The right-of-use asset is initially measured at cost, which primarily comprises the initial amount of the lease liability, plus any initial direct costs incurred, consisting mainly of brokerage commissions, less any lease incentives received. All right-of-use assets are reviewed for impairment. The lease liability is initially measured at the present value of the lease payments, discounted using the interest rate implicit in the lease, or if that rate cannot be readily determined, our secured incremental borrowing rate for the same term as the underlying lease. For our real estate and other operating leases, we use our secured incremental borrowing rate. For our finance leases, we use the rate implicit in the lease or our secured incremental borrowing rate if the implicit lease rate cannot be determined.

 

Lease payments included in the measurement of the lease liability comprise the following: the fixed noncancelable lease payments, payments for optional renewal periods where it is reasonably certain the renewal period will be exercised, and payments for early termination options unless it is reasonably certain the lease will not be terminated early.

 

Lease expense for operating leases consists of the lease payments plus any initial direct costs, primarily brokerage commissions, and is recognized on a straight-line basis over the lease term.

 

Property and Equipment

 

Property and equipment are stated at cost or contributed value.
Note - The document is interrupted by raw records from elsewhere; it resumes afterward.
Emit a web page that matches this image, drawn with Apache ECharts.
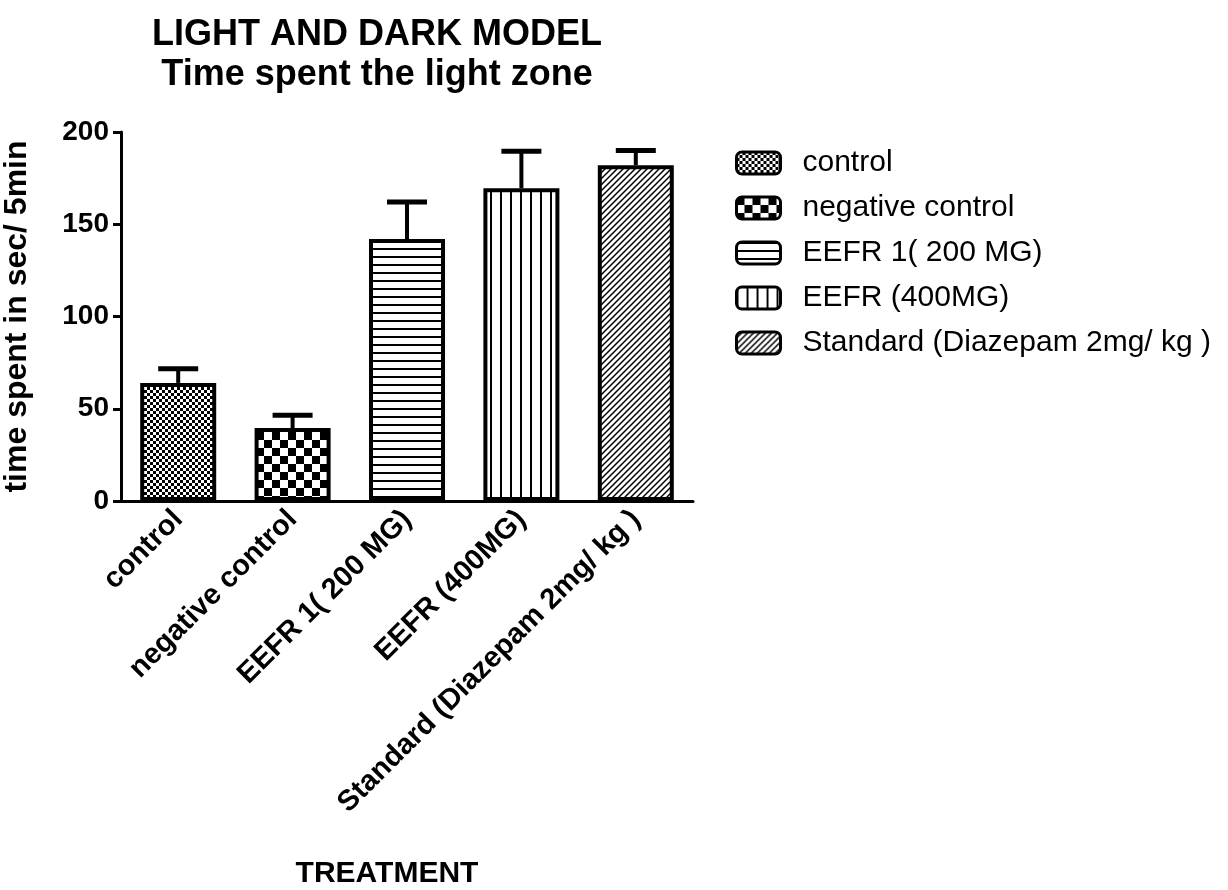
<!DOCTYPE html>
<html>
<head>
<meta charset="utf-8">
<script src="https://cdn.jsdelivr.net/npm/echarts@6/dist/echarts.min.js"></script>
<style>
html,body{margin:0;padding:0;background:#fff;}
#chart{width:1228px;height:890px;}
</style>
</head>
<body>
<div id="chart"></div>
<script>
const categories = ['control', 'negative control', 'EEFR 1( 200 MG)', 'EEFR (400MG)', 'Standard (Diazepam 2mg/ kg )'];
const means = [64, 39.5, 142, 169.5, 182];
const errors = [7.7, 7, 20, 20, 8];
const yTicks = [0, 50, 100, 150, 200];

const FONT = '"Liberation Sans", Arial, Helvetica, sans-serif';

function makePattern(size, draw) {
  const c = document.createElement('canvas');
  c.width = size; c.height = size;
  const ctx = c.getContext('2d');
  ctx.fillStyle = '#fff';
  ctx.fillRect(0, 0, size, size);
  ctx.fillStyle = '#000';
  ctx.strokeStyle = '#000';
  draw(ctx, size);
  return { image: c, repeat: 'repeat' };
}

const patterns = [
  makePattern(6, (ctx) => { ctx.fillRect(0, 0, 3, 3); ctx.fillRect(3, 3, 3, 3); }),
  makePattern(16, (ctx) => { ctx.fillRect(0, 0, 8, 8); ctx.fillRect(8, 8, 8, 8); }),
  makePattern(8, (ctx) => { ctx.fillRect(0, 0, 8, 2); }),
  makePattern(10, (ctx) => { ctx.fillRect(0, 0, 2, 10); }),
  makePattern(6, (ctx, s) => {
    ctx.lineWidth = 1.5;
    ctx.beginPath();
    ctx.moveTo(0, s); ctx.lineTo(s, 0);
    ctx.moveTo(-1, 1); ctx.lineTo(1, -1);
    ctx.moveTo(s - 1, s + 1); ctx.lineTo(s + 1, s - 1);
    ctx.stroke();
  })
];

const barSeries = categories.map((name, i) => ({
  name: name,
  type: 'bar',
  barWidth: 76,
  barGap: '-100%',
  data: categories.map((c, j) => (j === i ? means[i] : '-')),
  itemStyle: { color: patterns[i], borderColor: '#000', borderWidth: 4 },
  emphasis: { disabled: true },
  z: 2
}));

const errData = means.map((m, i) => [i, m, m + errors[i]]);

const errSeries = {
  type: 'custom',
  name: 'err',
  data: errData,
  encode: { x: 0, y: 2 },
  z: 5,
  renderItem: function (params, api) {
    const base = api.coord([api.value(0), api.value(1)]);
    const top = api.coord([api.value(0), api.value(2)]);
    const half = 20;
    return {
      type: 'group',
      children: [
        { type: 'line', shape: { x1: base[0], y1: base[1], x2: top[0], y2: top[1] }, style: { stroke: '#000', lineWidth: 4 } },
        { type: 'line', shape: { x1: top[0] - half, y1: top[1], x2: top[0] + half, y2: top[1] }, style: { stroke: '#000', lineWidth: 5 } }
      ]
    };
  }
};

const chart = echarts.init(document.getElementById('chart'), null, { renderer: 'canvas' });
chart.setOption({
  animation: false,
  backgroundColor: '#fff',
  textStyle: { fontFamily: FONT, color: '#000' },
  title: {
    text: 'LIGHT AND DARK MODEL\nTime spent the light zone',
    left: 372,
    top: 10,
    textAlign: 'center',
    textStyle: { fontFamily: FONT, fontSize: 36, fontWeight: 'bold', color: '#000', lineHeight: 40 }
  },
  legend: {
    data: categories,
    orient: 'vertical',
    left: 730,
    top: 143,
    itemWidth: 44,
    itemHeight: 22,
    itemGap: 15,
    icon: 'roundRect',
    itemStyle: { borderColor: '#000', borderWidth: 3 },
    textStyle: { fontFamily: FONT, fontSize: 30, color: '#000', padding: [0, 0, 0, 17] },
    selectedMode: false
  },
  grid: { left: 115, top: 132, width: 578, height: 383 },
  xAxis: {
    type: 'category',
    data: categories,
    boundaryGap: true,
    name: 'TREATMENT',
    nameLocation: 'middle',
    nameGap: 358,
    nameTextStyle: { fontFamily: FONT, fontSize: 30, fontWeight: 'bold', color: '#000', padding: [0, 40, 0, 0] },
    axisLine: { lineStyle: { color: '#000', width: 3 } },
    axisTick: { alignWithLabel: true, length: 10, lineStyle: { color: '#000', width: 3 } },
    axisLabel: { rotate: 45, margin: 14, fontFamily: FONT, fontSize: 29, fontWeight: 'bold', color: '#000', interval: 0 },
    splitLine: { show: false }
  },
  yAxis: {
    type: 'value',
    min: 0,
    max: 200,
    interval: 50,
    name: 'time spent in sec/ 5min',
    nameLocation: 'middle',
    nameGap: 88,
    nameTextStyle: { fontFamily: FONT, fontSize: 32, fontWeight: 'bold', color: '#000' },
    axisLine: { show: true, lineStyle: { color: '#000', width: 3 } },
    axisTick: { show: true, length: 8, lineStyle: { color: '#000', width: 3 } },
    axisLabel: {
      margin: 12, fontFamily: FONT, fontSize: 28, fontWeight: 'bold', color: '#000',
      formatter: function (v) { return yTicks.indexOf(v) >= 0 ? String(v) : ''; }
    },
    splitLine: { show: false }
  },
  series: barSeries.concat([errSeries])
});
</script>
</body>
</html>
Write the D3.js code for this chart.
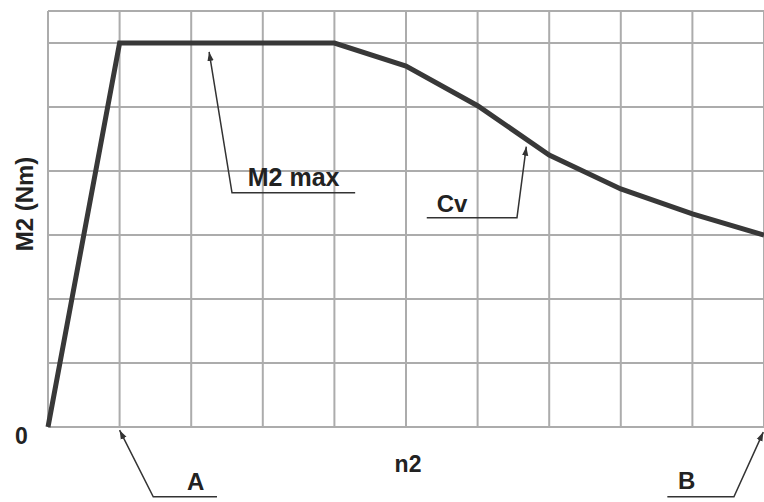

Depreciation of furniture, software and equipment is calculated using the straight-line method over their estimated useful lives, and leasehold improvements are amortized on a straight-line basis over the shorter of their estimated useful lives or the lease term. The cost and related accumulated depreciation of equipment retired or sold are removed from the accounts and any differences between the undepreciated amount and the proceeds from the sale are recorded as a gain or loss on sale of equipment.

 

Net Loss Per Share:

 

Net loss per share is based on the weighted average number of common shares and common shares equivalents outstanding during the period.